The Securities and Exchange Board of India (Sebi) today allowed promoters of listed companies to make offer for sale. The move assumes significance as such promoters can now sell their stake directly to the public.
As of now, promoters who raise money through public issues have to go for follow-on offers or rights issues, which many of them are not comfortable with. So, promoters of many listed companies would sell their stake to private equity firms. But with Sebi permission to make offer for sale, they can avoid their shares getting concentrated in a few hands.
In fact, the market regulator today replaced the Disclosure and Investor Protection (DIP) Guidelines, 2000 with the Issue of Capital and Disclosure Requirements (ICDR) Regulations, 2009 to prevent frequent changes in the norms, besides giving them a legal sanctity.
ICDR would govern all disclosure norms regarding securities and no changes to this can now be made without the consent of Sebi. The new regulations have been issued by the regulator under Section 11 of the Sebi Act, 1992. The changes follow recommendations by Sebi’s Primary Market Advisory Committee, chaired by leading banker Deepak Parekh, set up to simplify the procedures governing various capital-raising measures.The new regulations also contain provisions pertaining to regulation of the activities of merchant bankers, debenture trustees and registrars to an issue.
Consequential amendments have also been made to the Sebi (ESOS and ESPS) Guidelines, 1999 and the Equity Listing Agreement through circulars issued today. Sebi has clarified that a company making a public offer can allot shares only to its own employees and not to employees of its parent organisation or subsidiary under the employee quota.
The new regulations put all companies on a par. Earlier, government companies were enjoying some exemptions in case of filing of results and in eligibility criteria in filing for initial public offers (IPOs). Now there will be no preferential treatment given to any one.

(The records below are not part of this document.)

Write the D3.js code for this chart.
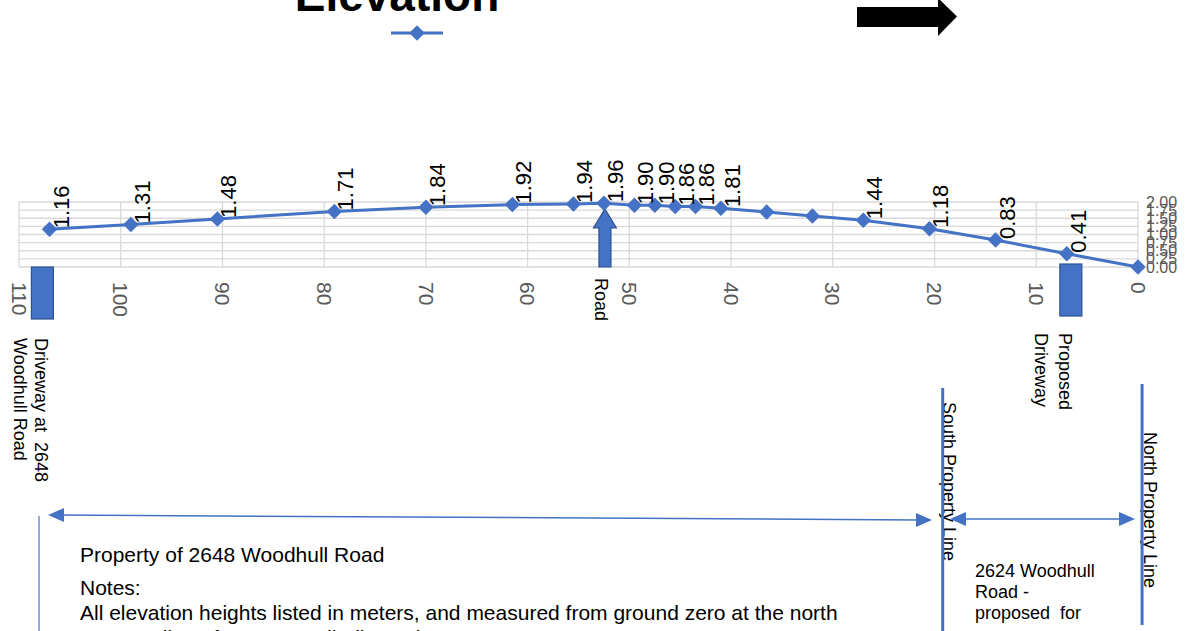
<!DOCTYPE html>
<html>
<head>
<meta charset="utf-8">
<script src="https://cdn.jsdelivr.net/npm/d3@7"></script>
<style>
  html, body { margin: 0; padding: 0; background: #fff; overflow: hidden; }
  svg { display: block; font-family: "Liberation Sans", Arial, sans-serif; }
</style>
</head>
<body>
<svg id="chart" width="1191" height="631"></svg>
<script>
// Distance from the north property line (m) and ground elevation (m)
const distances  = [107, 99, 90.5, 79, 70, 61.5, 55.5, 52.5, 49.5, 47.5, 45.5, 43.5, 41, 36.5, 32, 27, 20.5, 14, 7, 0];
const elevations = [1.16, 1.31, 1.48, 1.71, 1.84, 1.92, 1.94, 1.96, 1.90, 1.90, 1.86, 1.86, 1.81, 1.69, 1.57, 1.44, 1.18, 0.83, 0.41, 0.00];
const showLabel  = [1, 1, 1, 1, 1, 1, 1, 1, 1, 1, 1, 1, 1, 0, 0, 1, 1, 1, 1, 0];
const xTicks = [110, 100, 90, 80, 70, 60, 50, 40, 30, 20, 10, 0];
const yTicks = [0, 0.25, 0.5, 0.75, 1, 1.25, 1.5, 1.75, 2];

// Site features along the same distance axis
const roadAt = 52.4;
const drivewaysAt = [107.7, 6.6];
const southLineAt = 19.2;
const northLineAt = -0.4;

const blue = "#4472C4", blueDark = "#2F528F", grid = "#D9D9D9", axisGray = "#595959";

const svg = d3.select("#chart");
const x = d3.scaleLinear().domain([110, 0]).range([19, 1138]);
const y = d3.scaleLinear().domain([0, 2]).range([267, 202]);

const data = distances.map((d, i) => ({ d, v: elevations[i], show: showLabel[i] }));

// Title (runs off the top edge)
svg.append("text").attr("x", 397).attr("y", 11).attr("text-anchor", "middle")
  .attr("font-size", 46).attr("font-weight", "bold").attr("fill", "#000").text("Elevation");

// Legend
svg.append("line").attr("x1", 391).attr("x2", 443).attr("y1", 33).attr("y2", 33)
  .attr("stroke", blue).attr("stroke-width", 3);
const diamond = d3.symbol().type(d3.symbolSquare).size(120);
svg.append("path").attr("d", diamond()).attr("fill", blue)
  .attr("transform", "translate(417,33) rotate(45)");

// Direction arrow
svg.append("path").attr("fill", "#000")
  .attr("d", "M857,7 L938,7 L938,-2 L957,16.5 L938,36 L938,27 L857,27 Z");

// Gridlines
const g = svg.append("g");
g.selectAll(".hg").data(yTicks).join("line")
  .attr("x1", x(110)).attr("x2", x(0)).attr("y1", d => y(d)).attr("y2", d => y(d))
  .attr("stroke", grid).attr("stroke-width", 1.3);
g.selectAll(".vg").data(xTicks).join("line")
  .attr("x1", d => x(d)).attr("x2", d => x(d)).attr("y1", y(0)).attr("y2", y(2))
  .attr("stroke", grid).attr("stroke-width", 1.3);

// Value axis labels on the right
g.selectAll(".yl").data(yTicks).join("text")
  .attr("x", 1146).attr("y", d => y(d)).attr("dy", "0.35em")
  .attr("font-size", 16).attr("fill", axisGray).text(d => d3.format(".2f")(d));

// Distance axis labels, rotated
g.selectAll(".xl").data(xTicks).join("text")
  .attr("transform", d => `translate(${x(d)},282) rotate(90)`)
  .attr("dy", "0.35em").attr("font-size", 21).attr("fill", axisGray).text(d => d);

// Driveway blocks
svg.selectAll(".drv").data(drivewaysAt).join("rect")
  .attr("x", d => x(d) - 11).attr("y", (d, i) => i === 0 ? 267 : 264)
  .attr("width", 22).attr("height", 52)
  .attr("fill", blue).attr("stroke", blueDark).attr("stroke-width", 1.2);

// Road arrow
{
  const cx = x(roadAt), tip = 209, base = y(0);
  svg.append("path").attr("fill", blue).attr("stroke", blueDark).attr("stroke-width", 1.2)
    .attr("d", `M${cx},${tip} L${cx + 11.5},${tip + 19} L${cx + 6},${tip + 19} L${cx + 6},${base} L${cx - 6},${base} L${cx - 6},${tip + 19} L${cx - 11.5},${tip + 19} Z`);
  svg.append("text").attr("transform", `translate(${cx - 4},278) rotate(90)`)
    .attr("dy", "0.35em").attr("font-size", 18).attr("fill", "#000").text("Road");
}

// Elevation line and markers
svg.append("path").datum(data)
  .attr("d", d3.line().x(d => x(d.d)).y(d => y(d.v)))
  .attr("fill", "none").attr("stroke", blue).attr("stroke-width", 3);
svg.selectAll(".mk").data(data).join("path")
  .attr("d", diamond()).attr("fill", blue)
  .attr("transform", d => `translate(${x(d.d)},${y(d.v)}) rotate(45)`);

// Data labels, rotated to read upward
svg.selectAll(".dl").data(data.filter(d => d.show)).join("text")
  .attr("transform", d => `translate(${x(d.d) + 19},${y(d.v) - 1}) rotate(-90)`)
  .attr("font-size", 22).attr("fill", "#000").text(d => d.v.toFixed(2));

// Feature annotations
function vText(lines, cx0, top, size, step) {
  lines.forEach((t, i) => {
    svg.append("text").attr("transform", `translate(${cx0 - i * step},${top}) rotate(90)`)
      .attr("dy", "0.35em").attr("font-size", size).attr("fill", "#000")
      .style("white-space", "pre").text(t);
  });
}
vText(["Driveway at  2648", "Woodhull Road"], 41.5, 338, 18, 21);
vText(["Proposed", "Driveway"], 1065, 333, 18, 24);
vText(["South Property Line"], 949, 402, 18, 0);
vText(["North Property Line"], 1150, 432, 18, 0);

// Property lines
svg.append("line").attr("x1", x(southLineAt)).attr("x2", x(southLineAt)).attr("y1", 388).attr("y2", 631)
  .attr("stroke", blue).attr("stroke-width", 3);
svg.append("line").attr("x1", x(northLineAt)).attr("x2", x(northLineAt)).attr("y1", 384).attr("y2", 625)
  .attr("stroke", blue).attr("stroke-width", 3);
svg.append("line").attr("x1", 39).attr("x2", 39).attr("y1", 516).attr("y2", 631)
  .attr("stroke", blue).attr("stroke-width", 1.2);

// Extent arrows
function arrowHead(tx, ty, dir, len, half) {
  svg.append("path").attr("fill", blue)
    .attr("d", `M${tx},${ty} L${tx - dir * len},${ty - half} L${tx - dir * len},${ty + half} Z`);
}
svg.append("line").attr("x1", 60).attr("y1", 515).attr("x2", 918).attr("y2", 520)
  .attr("stroke", blue).attr("stroke-width", 1.5);
arrowHead(48, 515, -1, 16, 7);
arrowHead(932, 520, 1, 16, 7);
svg.append("line").attr("x1", 962).attr("y1", 519).attr("x2", 1122).attr("y2", 519)
  .attr("stroke", blue).attr("stroke-width", 1.5);
arrowHead(950, 519, -1, 16, 7);
arrowHead(1135, 519, 1, 16, 7);

// Notes
const notes = [
  ["Property of 2648 Woodhull Road", 562],
  ["Notes:", 595],
  ["All elevation heights listed in meters, and measured from ground zero at the north", 620],
  ["property line of 2624 Woodhull Road.", 645]
];
notes.forEach(([t, yy]) => svg.append("text").attr("x", 80).attr("y", yy)
  .attr("font-size", 21).attr("fill", "#000").text(t));
[["2624 Woodhull", 577], ["Road -", 598], ["proposed  for", 619]].forEach(([t, yy]) =>
  svg.append("text").attr("x", 975).attr("y", yy).attr("font-size", 18).attr("fill", "#000")
    .style("white-space", "pre").text(t));
</script>
</body>
</html>
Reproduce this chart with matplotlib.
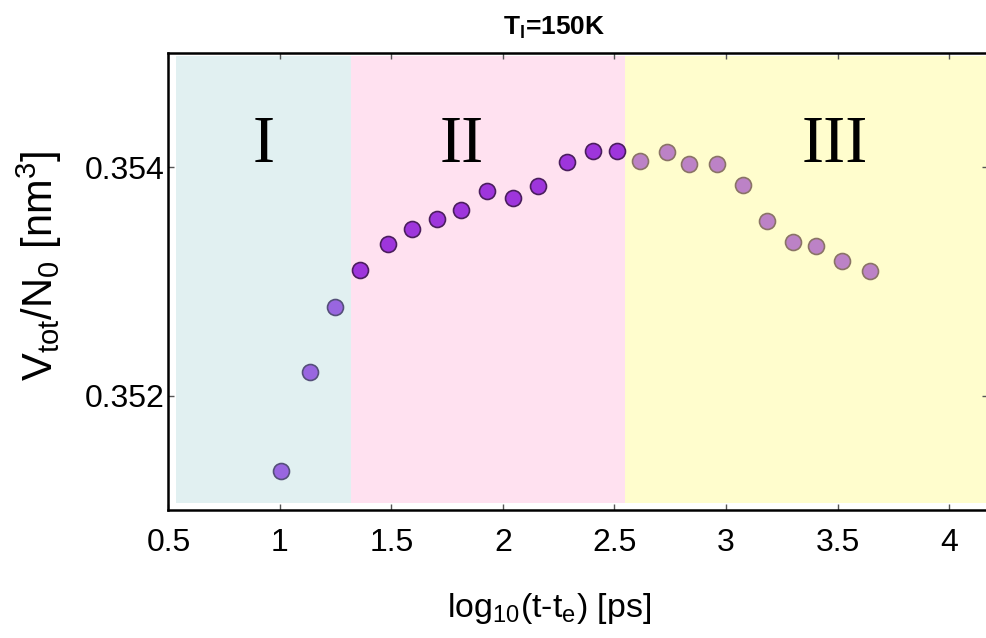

Strategy and Planning Vice President Harshad Apte said, “The DIP guidelines have been changed in keeping with changing times. However, the companies that have filed draft prospectus and received comments will not have to refile them to confirm with the new norms.”
Sebi has also issued another circular under Section 11 of the Sebi Act, read with rule 19(7) of the Securities Contracts Regulation Rules (SCRR), 1957 in respect of matters relating to listing of securities under the SCRR, hitherto contained in the rescinded guidelines.
One of the significant amendments to the listing agreement makes it mandatory for a listed company, which desires to make a further public offer through the fixed price route, to notify stock exchanges at least 48 hours in advance about the meeting of its board of directors for determination of the issue price. Also, companies willing to offer ESOPs will have to make disclosures to the exchanges in a format specified by Sebi.